La prossima settimana il premier Edouard Philippe e l’alto commissario per le pensioni, Jean-Paul Delevoye, presenteranno la riforma nel dettaglio. “Se ragionano come dovrebbero, faranno marcia indietro su più aspetti. È in gioco la seconda parte del mandato di Macron e le prossime elezioni sono troppo vicine” prevede Fitoussi. Ma il caso della Francia in Europa non è isolato. “Parigi come altre capitali europee hanno fatto la promessa di essere buoni allievi di Bruxelles. Significa ridurre la spesa pubblica, disinvestire nei beni e servizi pubblici, limare il Welfare State, per paura del disavanzo e del debito pubblico” afferma l’autore di “La neolingua dell’economia”, uscito lo scorso ottobre in Italia.
Un sistema che non può durare senza generare violenze
Guardando oltre la contestazione dei francesi per la riforma delle pensioni, Fitoussi afferma che “dall’Ue l’intento è proprio quello di ridurre diritti e tutela dei lavoratori che di conseguenza hanno un potere negoziale e stipendi più bassi, mentre aumenta quello delle aziende private, dei profitti“. In caso di conflitto sociale quelli presentati come cattivi dalle istituzioni sono quanti denunciano un indebolimento dei propri diritti e redditi.
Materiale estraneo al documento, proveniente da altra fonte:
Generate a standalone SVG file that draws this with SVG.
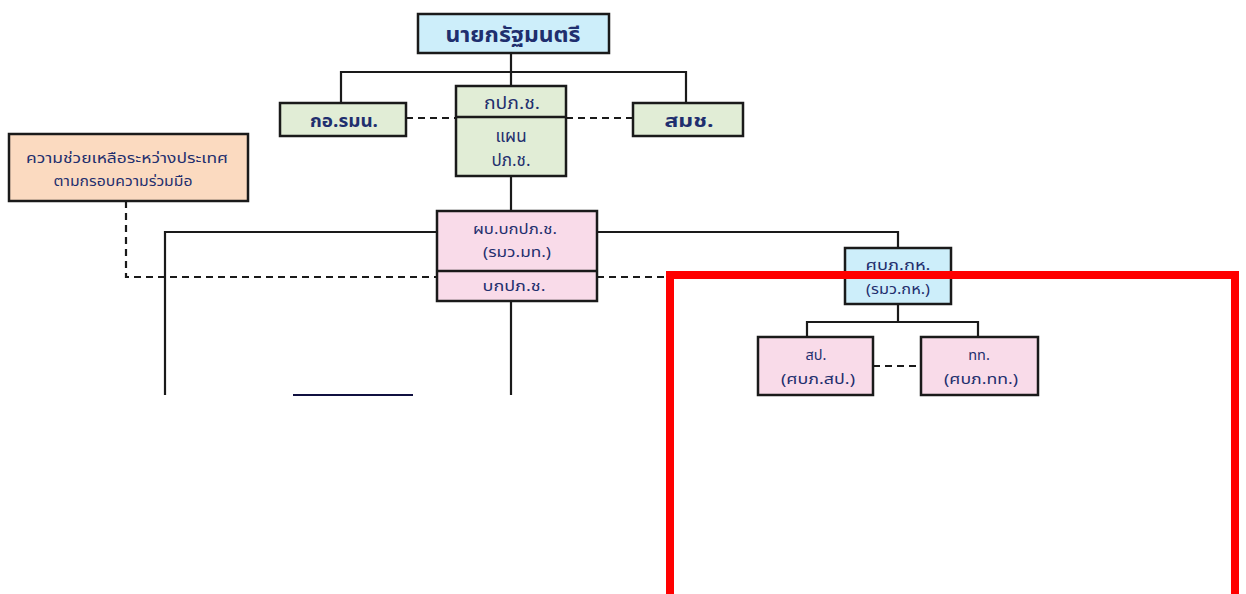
<svg xmlns="http://www.w3.org/2000/svg" width="1246" height="594" viewBox="0 0 1246 594">
<style>
.box{stroke:#1a1a1a;stroke-width:2.5}
.blue{fill:#cdeefa}
.green{fill:#e1edd6}
.peach{fill:#fbdac0}
.pink{fill:#f9dbe9}
.ln{fill:none;stroke:#1a1a1a;stroke-width:2.2}
.dash{fill:none;stroke:#1a1a1a;stroke-width:2.2;stroke-dasharray:7 5}
text{font-family:"Noto Sans Thai","Noto Sans","DejaVu Sans",sans-serif;fill:#1f2f6e;text-anchor:middle}
.b{font-weight:bold}
.m{font-size:17px}
.s{font-size:14.5px}
</style>
<rect width="1246" height="594" fill="#ffffff"/>
<g id="connectors">
<path class="ln" d="M511 53V86M341 103V72H686V103"/>
<path class="dash" d="M406 118H456M566 118H633"/>
<path class="ln" d="M511 176V211"/>
<path class="dash" d="M126 201V277H437M597 277H845"/>
<path class="ln" d="M165 395V232H437M597 232H898V248"/>
<path class="ln" d="M511 301V395"/>
<path class="ln" d="M898 304V322M807 337V322H978V337"/>
<path class="dash" d="M873 366H921"/>
<path d="M293 395H413" stroke="#101040" stroke-width="2.2" fill="none"/>
</g>
<g id="n-pm">
<rect class="box blue" x="418" y="14" width="191" height="39"/>
<text class="b" x="513" y="42" font-size="21" textLength="135" lengthAdjust="spacingAndGlyphs">นายกรัฐมนตรี</text>
</g>
<g id="n-isoc">
<rect class="box green" x="280" y="103" width="126" height="33"/>
<text class="b" x="344" y="127" font-size="18" textLength="68" lengthAdjust="spacingAndGlyphs">กอ.รมน.</text>
</g>
<g id="n-kpc">
<rect class="box green" x="456" y="86" width="110" height="90"/>
<line class="box" x1="456" y1="117" x2="566" y2="117"/>
<text class="m" x="512" y="109" textLength="56" lengthAdjust="spacingAndGlyphs">กปภ.ช.</text>
<text class="m" x="511" y="142">แผน</text>
<text class="m" x="511" y="166">ปภ.ช.</text>
</g>
<g id="n-nsc">
<rect class="box green" x="633" y="103" width="110" height="33"/>
<text class="b" x="689" y="127" font-size="18" textLength="49" lengthAdjust="spacingAndGlyphs">สมช.</text>
</g>
<g id="n-intl">
<rect class="box peach" x="9" y="134" width="239" height="67"/>
<text class="s" x="127" y="163" textLength="202" lengthAdjust="spacingAndGlyphs">ความช่วยเหลือระหว่างประเทศ</text>
<text class="s" x="123" y="186" textLength="139" lengthAdjust="spacingAndGlyphs">ตามกรอบความร่วมมือ</text>
</g>
<g id="n-cmd">
<rect class="box pink" x="437" y="211" width="160" height="90"/>
<line class="box" x1="437" y1="271" x2="597" y2="271"/>
<text class="s" x="515" y="234" textLength="84" lengthAdjust="spacingAndGlyphs">ผบ.บกปภ.ช.</text>
<text class="s" x="517" y="257" textLength="68" lengthAdjust="spacingAndGlyphs">(รมว.มท.)</text>
<text class="s" x="514" y="291" textLength="63" lengthAdjust="spacingAndGlyphs">บกปภ.ช.</text>
</g>
<g id="n-mod">
<rect class="box blue" x="845" y="248" width="106" height="56"/>
<text class="s" x="898" y="270" textLength="65" lengthAdjust="spacingAndGlyphs">ศบภ.กห.</text>
<text class="s" x="898" y="294" textLength="64" lengthAdjust="spacingAndGlyphs">(รมว.กห.)</text>
</g>
<g id="n-ps">
<rect class="box pink" x="758" y="337" width="115" height="58"/>
<text class="s" x="816" y="360">สป.</text>
<text class="s" x="818" y="384" textLength="74" lengthAdjust="spacingAndGlyphs">(ศบภ.สป.)</text>
</g>
<g id="n-rtaf">
<rect class="box pink" x="921" y="337" width="117" height="58"/>
<text class="s" x="979" y="360">ทท.</text>
<text class="s" x="981" y="384" textLength="74" lengthAdjust="spacingAndGlyphs">(ศบภ.ทท.)</text>
</g>
<rect x="396" y="397" width="850" height="197" fill="#ffffff"/>
<rect x="0" y="397" width="400" height="197" fill="#ffffff"/>
<path d="M670 600V275H1235V600" fill="none" stroke="#ff0000" stroke-width="8"/>
</svg>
“Il caso della Francia è emblematico: dimostra che investire nel sociale non blocca l’economia, anzi. Da 10 anni, costretta dall’Ue a ridurre costantemente diritti sociali e Welfare State ha visto le sue performance economiche bloccate. E lo stesso avviene in molti altri paesi del vecchio continente“, valuta l’economista. “Il sistema attuale sta ampiamente dimostrando i suoi limiti e non potrà durare a lungo senza generare violenze. Siamo sempre più vicini al punto di rottura sociale. Non solo in Francia“, conclude Fitoussi.